While photography enables me to document what surrounds me and anchor a given moment, painting and collages allow me to express myself by reshaping or morphing this reality, thereby recreating my perception of the world.
Over time, photography became my way of expressing the world around me, exploring how fleeting moments and evolving landscapes shape my perception and emotional response. Between documentation and reflective journeys, conceptual and ambiguous, I articulate the subtle interplay between memory, identity, and the city, rooted in daily observations and introspection. By exploring and expressing the intricacies of personal and collective experiences or histories, I uncover hidden narratives, connecting and confronting them with the rapid modernization of our era, which threatens to erase cultural heritage and green spaces within Cairo.
Blending different mediums became my way of reinterpreting and preserving these memories through a diverse visual narrative that captures both my environment's tangible and intangible aspects. Each photograph is a canvas where I weave together emotions, reflections, and subconscious influences, inviting viewers to contemplate the evolving significance of these narratives in a rapidly changing world.
Concrete buildings are swallowing up the city's green areas, removing heritage and archaeological buildings and replacing them with anonymous constructions. The city has become fragile and impermanent.

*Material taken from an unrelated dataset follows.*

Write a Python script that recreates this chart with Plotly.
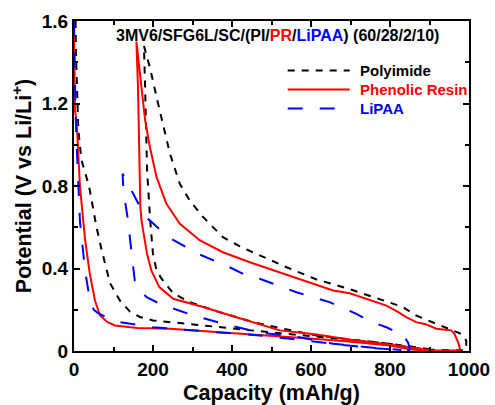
import plotly.graph_objects as go

# Capacity (mAh/g) and potential (V) for each binder: first lithiation,
# first delithiation (traced back toward the irreversible capacity), second lithiation.
pi_cap = [4, 5, 11, 19, 38, 57, 70, 91, 116, 142, 167, 200, 285, 369, 453, 521, 614, 689, 799, 858, 900, 990,
          993, 993, 985, 980, 959, 951, 921, 908, 866, 833, 782, 698, 614, 538, 462, 420, 377, 323, 293, 268, 243, 222, 211, 192, 177,
          180, 185, 193, 200, 209, 222, 251, 293, 369, 453, 512, 614, 799, 866, 917]
pi_volt = [1.60, 1.44, 1.07, 0.925, 0.80, 0.60, 0.49, 0.33, 0.245, 0.19, 0.165, 0.148, 0.132, 0.115, 0.10, 0.086, 0.07, 0.055, 0.035, 0.015, 0.006, 0.003,
           0.02, 0.05, 0.075, 0.083, 0.10, 0.103, 0.129, 0.14, 0.172, 0.213, 0.245, 0.30, 0.347, 0.406, 0.471, 0.507, 0.552, 0.657, 0.73, 0.81, 0.956, 1.12, 1.215, 1.376, 1.48,
           1.28, 0.876, 0.63, 0.47, 0.39, 0.35, 0.28, 0.237, 0.188, 0.14, 0.115, 0.075, 0.035, 0.018, 0.005]

pr_cap = [0, 1, 2.5, 7, 15, 28, 40, 53, 66, 85, 104, 160, 243, 369, 496, 614, 689, 799, 850, 880, 975,
          977, 973, 967, 963, 955, 942, 917, 890, 866, 841, 820, 791, 698, 656, 554, 504, 445, 377, 319, 268, 234, 209, 192, 180, 170, 158,
          162, 168, 171, 185, 196, 216, 251, 327, 411, 479, 521, 614, 700, 782, 850, 900]
pr_volt = [1.56, 1.35, 1.17, 1.10, 0.80, 0.54, 0.375, 0.245, 0.172, 0.14, 0.124, 0.112, 0.108, 0.091, 0.075, 0.058, 0.047, 0.027, 0.008, 0.003, 0.002,
           0.01, 0.04, 0.067, 0.083, 0.10, 0.103, 0.108, 0.13, 0.14, 0.164, 0.19, 0.22, 0.28, 0.293, 0.358, 0.39, 0.43, 0.479, 0.536, 0.617, 0.714, 0.843, 0.99, 1.12, 1.30, 1.50,
           1.28, 0.70, 0.63, 0.47, 0.39, 0.31, 0.253, 0.213, 0.164, 0.124, 0.10, 0.08, 0.055, 0.035, 0.018, 0.005]

lipaa_cap = [0, 2, 4, 7, 15, 28, 40, 50, 60, 90, 116, 200, 302, 394, 470, 571, 660, 748, 834, 848,
             850, 846, 829, 807, 791, 740, 730, 715, 647, 563, 470, 445, 394, 314, 239, 188, 167, 142, 125,
             123, 125, 137, 146, 154, 167, 185, 217, 302, 394, 470, 571, 656, 744, 829]
lipaa_volt = [1.60, 1.35, 1.15, 0.99, 0.63, 0.39, 0.25, 0.20, 0.185, 0.155, 0.14, 0.115, 0.10, 0.083, 0.075, 0.054, 0.035, 0.015, 0.005, 0.002,
              0.01, 0.04, 0.09, 0.10, 0.115, 0.151, 0.164, 0.18, 0.237, 0.285, 0.35, 0.358, 0.406, 0.471, 0.552, 0.64, 0.70, 0.795, 0.86,
              0.86, 0.78, 0.63, 0.47, 0.34, 0.29, 0.26, 0.229, 0.172, 0.124, 0.09, 0.067, 0.035, 0.018, 0.005]

series_names = ["Polyimide", "Phenolic Resin", "LiPAA"]
series_colors = ["#000000", "#ff0000", "#0000ff"]
series_dash = ["7px,7px", "solid", "15px,17px"]

x_ticks = [0, 200, 400, 600, 800, 1000]
y_ticks = [0, 0.4, 0.8, 1.2, 1.6]
y_tick_text = ["0", "0.4", "0.8", "1.2", "1.6"]

FONT = "Arial, Liberation Sans, Helvetica, sans-serif"

fig = go.Figure()
for cap, volt, name, color, dash in zip([pi_cap, pr_cap, lipaa_cap], [pi_volt, pr_volt, lipaa_volt],
                                        series_names, series_colors, series_dash):
    fig.add_trace(go.Scatter(x=cap, y=volt, mode="lines", name=name, showlegend=False,
                             line=dict(color=color, width=2, dash=dash)))

# Legend drawn in data space: sample line plus coloured label
legend_x0, legend_x1, legend_tx = 541, 698, 718
legend_y = [1.36, 1.268, 1.176]
for name, color, dash, ly in zip(series_names, series_colors, series_dash, legend_y):
    fig.add_shape(type="line", x0=legend_x0, x1=legend_x1, y0=ly, y1=ly, xref="x", yref="y",
                  line=dict(color=color, width=2, dash=dash))
    fig.add_annotation(x=legend_tx, y=ly, xref="x", yref="y", text=f"<b>{name}</b>", showarrow=False,
                       xanchor="left", yanchor="middle", font=dict(family=FONT, size=15, color=color))

fig.add_annotation(x=516, y=1.53, xref="x", yref="y", showarrow=False, xanchor="center", yanchor="middle",
                   text="<b>3MV6/SFG6L/SC/(PI/<span style='color:#ff0000'>PR</span>/"
                        "<span style='color:#0000ff'>LiPAA</span>) (60/28/2/10)</b>",
                   font=dict(family=FONT, size=16, color="#000000"))

axis_common = dict(showline=True, linewidth=2, linecolor="#000000", mirror="ticks", ticks="inside",
                   ticklen=6, tickwidth=1.5, tickcolor="#000000", showgrid=False, zeroline=False,
                   automargin=False,
                   tickfont=dict(family=FONT, size=19, color="#000000", weight="bold"),
                   minor=dict(ticks="inside", ticklen=4, tickwidth=1.5, tickcolor="#000000", showgrid=False))

fig.update_xaxes(range=[0, 1000], tickvals=x_ticks, minor_dtick=100,
                 title=dict(text="<b>Capacity (mAh/g)</b>", font=dict(family=FONT, size=21.5, color="#000000"),
                            standoff=8),
                 **axis_common)
fig.update_yaxes(range=[0, 1.6], tickvals=y_ticks, ticktext=y_tick_text, minor_dtick=0.2,
                 title=dict(text="<b>Potential (V vs Li/Li<sup>+</sup>)</b>",
                            font=dict(family=FONT, size=21.5, color="#000000"), standoff=4),
                 **axis_common)

fig.update_layout(width=495, height=405, margin=dict(l=74, r=26, t=21, b=54, autoexpand=False),
                  paper_bgcolor="#ffffff", plot_bgcolor="#ffffff", showlegend=False,
                  font=dict(family=FONT, color="#000000"))

fig.write_html("out.html")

Even a photographic image is no longer enough for me—I consider it the primary driving force behind the rest of my work. I deconstruct the image to create a new photographic vision, whether by presenting it in the form of video, transferring it onto canvas, or even destroying it and merging it with other images to generate a new state and a new visual composition. I find this process mirrors what happens in the city itself—constant demolition, construction, and distortion.